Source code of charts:
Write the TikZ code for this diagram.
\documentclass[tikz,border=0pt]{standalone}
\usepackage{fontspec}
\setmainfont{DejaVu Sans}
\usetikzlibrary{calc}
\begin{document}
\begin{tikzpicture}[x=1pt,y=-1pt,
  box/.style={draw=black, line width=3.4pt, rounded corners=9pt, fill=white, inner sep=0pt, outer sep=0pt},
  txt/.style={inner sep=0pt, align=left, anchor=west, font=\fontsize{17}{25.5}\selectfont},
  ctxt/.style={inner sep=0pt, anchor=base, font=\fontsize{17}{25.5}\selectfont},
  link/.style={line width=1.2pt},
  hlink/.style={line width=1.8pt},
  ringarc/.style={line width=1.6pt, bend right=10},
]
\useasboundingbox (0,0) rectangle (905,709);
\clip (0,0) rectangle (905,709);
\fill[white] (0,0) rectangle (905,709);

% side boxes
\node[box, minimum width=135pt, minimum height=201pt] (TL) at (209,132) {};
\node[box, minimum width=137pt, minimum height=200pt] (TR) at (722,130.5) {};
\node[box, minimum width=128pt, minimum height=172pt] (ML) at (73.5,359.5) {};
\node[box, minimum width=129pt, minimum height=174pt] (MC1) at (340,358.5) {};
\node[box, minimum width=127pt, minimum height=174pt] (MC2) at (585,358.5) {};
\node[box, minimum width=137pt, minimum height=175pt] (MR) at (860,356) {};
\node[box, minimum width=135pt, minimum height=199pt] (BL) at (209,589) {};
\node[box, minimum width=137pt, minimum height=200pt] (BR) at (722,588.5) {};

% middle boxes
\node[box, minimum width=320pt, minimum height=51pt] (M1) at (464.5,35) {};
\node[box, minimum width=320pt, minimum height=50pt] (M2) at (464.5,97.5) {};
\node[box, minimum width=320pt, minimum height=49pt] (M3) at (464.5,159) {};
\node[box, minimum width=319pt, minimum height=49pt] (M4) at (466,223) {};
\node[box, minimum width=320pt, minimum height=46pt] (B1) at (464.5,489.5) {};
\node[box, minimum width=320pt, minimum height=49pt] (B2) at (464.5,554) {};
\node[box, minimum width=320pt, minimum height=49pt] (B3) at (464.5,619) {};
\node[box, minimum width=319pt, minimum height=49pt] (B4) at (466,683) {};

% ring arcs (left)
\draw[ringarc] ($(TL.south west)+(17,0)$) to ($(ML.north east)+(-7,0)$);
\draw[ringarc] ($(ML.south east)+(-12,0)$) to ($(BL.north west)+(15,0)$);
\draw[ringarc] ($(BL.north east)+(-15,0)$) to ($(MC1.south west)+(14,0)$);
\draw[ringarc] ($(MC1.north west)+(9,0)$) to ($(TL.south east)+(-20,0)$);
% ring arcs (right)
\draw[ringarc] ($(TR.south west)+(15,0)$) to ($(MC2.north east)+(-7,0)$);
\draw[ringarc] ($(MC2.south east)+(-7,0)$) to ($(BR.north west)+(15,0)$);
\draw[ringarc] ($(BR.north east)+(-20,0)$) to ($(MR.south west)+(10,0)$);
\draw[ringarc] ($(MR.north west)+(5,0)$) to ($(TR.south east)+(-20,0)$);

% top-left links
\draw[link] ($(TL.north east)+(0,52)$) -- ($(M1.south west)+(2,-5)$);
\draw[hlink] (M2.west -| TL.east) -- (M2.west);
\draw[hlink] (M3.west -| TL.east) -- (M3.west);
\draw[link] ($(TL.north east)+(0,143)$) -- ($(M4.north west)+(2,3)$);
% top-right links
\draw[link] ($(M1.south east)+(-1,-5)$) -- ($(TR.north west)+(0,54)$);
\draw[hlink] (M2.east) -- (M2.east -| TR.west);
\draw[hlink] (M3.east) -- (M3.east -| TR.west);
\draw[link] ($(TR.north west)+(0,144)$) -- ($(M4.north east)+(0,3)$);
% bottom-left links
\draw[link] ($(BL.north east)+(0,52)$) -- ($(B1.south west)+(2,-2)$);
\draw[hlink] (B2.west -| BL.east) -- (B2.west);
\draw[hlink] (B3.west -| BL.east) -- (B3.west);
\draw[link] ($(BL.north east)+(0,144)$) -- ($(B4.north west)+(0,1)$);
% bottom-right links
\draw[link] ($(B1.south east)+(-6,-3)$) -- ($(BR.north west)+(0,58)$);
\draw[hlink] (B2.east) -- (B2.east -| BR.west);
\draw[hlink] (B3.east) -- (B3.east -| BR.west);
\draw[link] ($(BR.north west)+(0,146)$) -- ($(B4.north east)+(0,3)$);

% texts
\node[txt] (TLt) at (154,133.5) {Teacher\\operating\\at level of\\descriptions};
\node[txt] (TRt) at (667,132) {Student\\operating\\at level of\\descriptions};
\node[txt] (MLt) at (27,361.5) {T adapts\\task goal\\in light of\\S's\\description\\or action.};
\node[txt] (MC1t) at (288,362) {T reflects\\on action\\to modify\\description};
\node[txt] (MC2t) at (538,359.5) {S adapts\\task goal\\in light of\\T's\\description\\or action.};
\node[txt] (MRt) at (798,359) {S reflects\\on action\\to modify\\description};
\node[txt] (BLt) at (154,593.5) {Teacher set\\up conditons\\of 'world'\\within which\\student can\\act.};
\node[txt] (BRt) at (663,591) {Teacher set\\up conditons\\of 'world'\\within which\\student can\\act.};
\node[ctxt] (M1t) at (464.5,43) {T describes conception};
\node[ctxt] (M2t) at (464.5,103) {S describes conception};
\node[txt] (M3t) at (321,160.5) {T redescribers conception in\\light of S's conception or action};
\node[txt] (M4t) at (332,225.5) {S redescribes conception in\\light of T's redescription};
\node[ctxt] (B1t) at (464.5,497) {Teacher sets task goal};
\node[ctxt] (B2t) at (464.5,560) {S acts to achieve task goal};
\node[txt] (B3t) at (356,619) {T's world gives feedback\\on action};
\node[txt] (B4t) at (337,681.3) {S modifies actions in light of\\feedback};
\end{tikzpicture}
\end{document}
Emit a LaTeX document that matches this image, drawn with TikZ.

== Instructions to follow ==
Send back each record exactly as it stands.

== Solution for this problem ==
Write the TikZ code for this diagram.
\documentclass[tikz,border=0pt]{standalone}
\usepackage{fontspec}
\setmainfont{DejaVu Sans}
\usetikzlibrary{calc}
\begin{document}
\begin{tikzpicture}[x=1pt,y=-1pt,
  box/.style={draw=black, line width=3.4pt, rounded corners=9pt, fill=white, inner sep=0pt, outer sep=0pt},
  txt/.style={inner sep=0pt, align=left, anchor=west, font=\fontsize{17}{25.5}\selectfont},
  ctxt/.style={inner sep=0pt, anchor=base, font=\fontsize{17}{25.5}\selectfont},
  link/.style={line width=1.2pt},
  hlink/.style={line width=1.8pt},
  ringarc/.style={line width=1.6pt, bend right=10},
]
\useasboundingbox (0,0) rectangle (905,709);
\clip (0,0) rectangle (905,709);
\fill[white] (0,0) rectangle (905,709);

% side boxes
\node[box, minimum width=135pt, minimum height=201pt] (TL) at (209,132) {};
\node[box, minimum width=137pt, minimum height=200pt] (TR) at (722,130.5) {};
\node[box, minimum width=128pt, minimum height=172pt] (ML) at (73.5,359.5) {};
\node[box, minimum width=129pt, minimum height=174pt] (MC1) at (340,358.5) {};
\node[box, minimum width=127pt, minimum height=174pt] (MC2) at (585,358.5) {};
\node[box, minimum width=137pt, minimum height=175pt] (MR) at (860,356) {};
\node[box, minimum width=135pt, minimum height=199pt] (BL) at (209,589) {};
\node[box, minimum width=137pt, minimum height=200pt] (BR) at (722,588.5) {};

% middle boxes
\node[box, minimum width=320pt, minimum height=51pt] (M1) at (464.5,35) {};
\node[box, minimum width=320pt, minimum height=50pt] (M2) at (464.5,97.5) {};
\node[box, minimum width=320pt, minimum height=49pt] (M3) at (464.5,159) {};
\node[box, minimum width=319pt, minimum height=49pt] (M4) at (466,223) {};
\node[box, minimum width=320pt, minimum height=46pt] (B1) at (464.5,489.5) {};
\node[box, minimum width=320pt, minimum height=49pt] (B2) at (464.5,554) {};
\node[box, minimum width=320pt, minimum height=49pt] (B3) at (464.5,619) {};
\node[box, minimum width=319pt, minimum height=49pt] (B4) at (466,683) {};

% ring arcs (left)
\draw[ringarc] ($(TL.south west)+(17,0)$) to ($(ML.north east)+(-7,0)$);
\draw[ringarc] ($(ML.south east)+(-12,0)$) to ($(BL.north west)+(15,0)$);
\draw[ringarc] ($(BL.north east)+(-15,0)$) to ($(MC1.south west)+(14,0)$);
\draw[ringarc] ($(MC1.north west)+(9,0)$) to ($(TL.south east)+(-20,0)$);
% ring arcs (right)
\draw[ringarc] ($(TR.south west)+(15,0)$) to ($(MC2.north east)+(-7,0)$);
\draw[ringarc] ($(MC2.south east)+(-7,0)$) to ($(BR.north west)+(15,0)$);
\draw[ringarc] ($(BR.north east)+(-20,0)$) to ($(MR.south west)+(10,0)$);
\draw[ringarc] ($(MR.north west)+(5,0)$) to ($(TR.south east)+(-20,0)$);

% top-left links
\draw[link] ($(TL.north east)+(0,52)$) -- ($(M1.south west)+(2,-5)$);
\draw[hlink] (M2.west -| TL.east) -- (M2.west);
\draw[hlink] (M3.west -| TL.east) -- (M3.west);
\draw[link] ($(TL.north east)+(0,143)$) -- ($(M4.north west)+(2,3)$);
% top-right links
\draw[link] ($(M1.south east)+(-1,-5)$) -- ($(TR.north west)+(0,54)$);
\draw[hlink] (M2.east) -- (M2.east -| TR.west);
\draw[hlink] (M3.east) -- (M3.east -| TR.west);
\draw[link] ($(TR.north west)+(0,144)$) -- ($(M4.north east)+(0,3)$);
% bottom-left links
\draw[link] ($(BL.north east)+(0,52)$) -- ($(B1.south west)+(2,-2)$);
\draw[hlink] (B2.west -| BL.east) -- (B2.west);
\draw[hlink] (B3.west -| BL.east) -- (B3.west);
\draw[link] ($(BL.north east)+(0,144)$) -- ($(B4.north west)+(0,1)$);
% bottom-right links
\draw[link] ($(B1.south east)+(-6,-3)$) -- ($(BR.north west)+(0,58)$);
\draw[hlink] (B2.east) -- (B2.east -| BR.west);
\draw[hlink] (B3.east) -- (B3.east -| BR.west);
\draw[link] ($(BR.north west)+(0,146)$) -- ($(B4.north east)+(0,3)$);

% texts
\node[txt] (TLt) at (154,133.5) {Teacher\\operating\\at level of\\descriptions};
\node[txt] (TRt) at (667,132) {Student\\operating\\at level of\\descriptions};
\node[txt] (MLt) at (27,361.5) {T adapts\\task goal\\in light of\\S's\\description\\or action.};
\node[txt] (MC1t) at (288,362) {T reflects\\on action\\to modify\\description};
\node[txt] (MC2t) at (538,359.5) {S adapts\\task goal\\in light of\\T's\\description\\or action.};
\node[txt] (MRt) at (798,359) {S reflects\\on action\\to modify\\description};
\node[txt] (BLt) at (154,593.5) {Teacher set\\up conditons\\of 'world'\\within which\\student can\\act.};
\node[txt] (BRt) at (663,591) {Teacher set\\up conditons\\of 'world'\\within which\\student can\\act.};
\node[ctxt] (M1t) at (464.5,43) {T describes conception};
\node[ctxt] (M2t) at (464.5,103) {S describes conception};
\node[txt] (M3t) at (321,160.5) {T redescribers conception in\\light of S's conception or action};
\node[txt] (M4t) at (332,225.5) {S redescribes conception in\\light of T's redescription};
\node[ctxt] (B1t) at (464.5,497) {Teacher sets task goal};
\node[ctxt] (B2t) at (464.5,560) {S acts to achieve task goal};
\node[txt] (B3t) at (356,619) {T's world gives feedback\\on action};
\node[txt] (B4t) at (337,681.3) {S modifies actions in light of\\feedback};
\end{tikzpicture}
\end{document}
Emit a LaTeX document that matches this image, drawn with TikZ.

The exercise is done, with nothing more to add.